SEEK PROMPT MEDICAL ATTENTION! -Since the venom of stingrays can affect both respiration and heart rate, your doctor may resort to a number of medical treatments. The following information is provided to give you a better idea of what course of action you might be asked to consider. 

Intravenous medication may be necessary to maintain heart rate, and if respiration is slow enough, mechanical ventilation may be required! 
The wound should be well irrigated with saline solution. 

Stingray venom is destroyed by heat, and soaking the affected extremity in hot water (120°F) for 30 minutes to 1 hour is a primary form of treatment. 
Intravenous calcium gluconate may be required to prevent muscle spasms.

Local infiltration of the wound with lidocaine may be required for pain relief, as well as meperidine or some other narcotic analgesic.
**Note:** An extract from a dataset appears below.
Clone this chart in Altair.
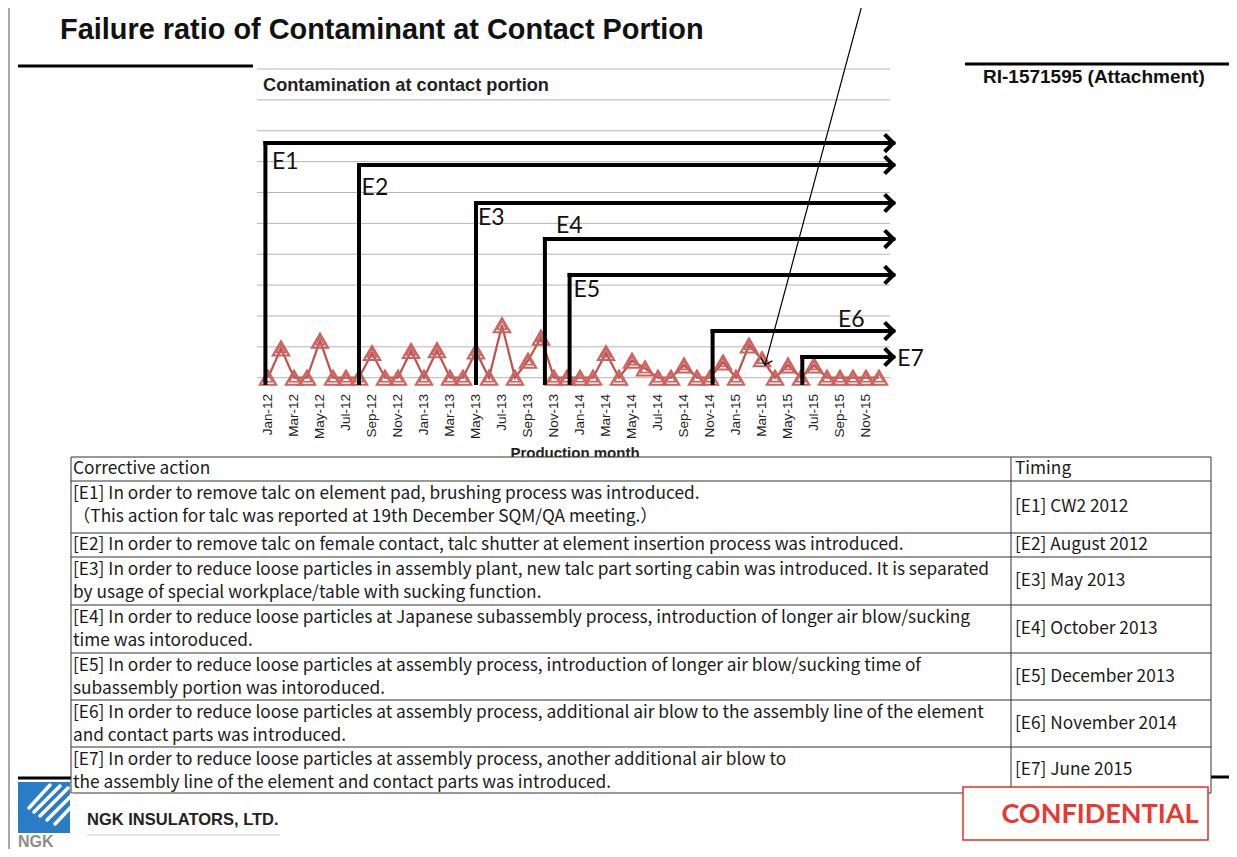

Surgical debridment (removal of dead tissue) may be necessary if the wound is severe. The patient may be given tetanous toxoid and antibiotics to prevent secondary infection.


----------



## Craig Knight (May 15, 2008)

FishingAddict said:


> Crickey!



I was going to say the same thing.


----------



## one_shot (May 20, 2008)

I  was fishing & stepped on a stingray at St. George Island, nailed me in the ankle.
The pain was %#@* terrible!


----------



## It's Me (May 21, 2008)

one_shot said:


> I  was fishing & stepped on a stingray at St. George Island, nailed me in the ankle.
> The pain was %#@* terrible!




We ended up at the Apalachicola emergency room once. The doc told us that during certain times of the year sting rays account for 20+ patients *per day *from St.George Island.  

Dennis.


----------



## Tim L (May 23, 2008)

Rub some snuff on it.


----------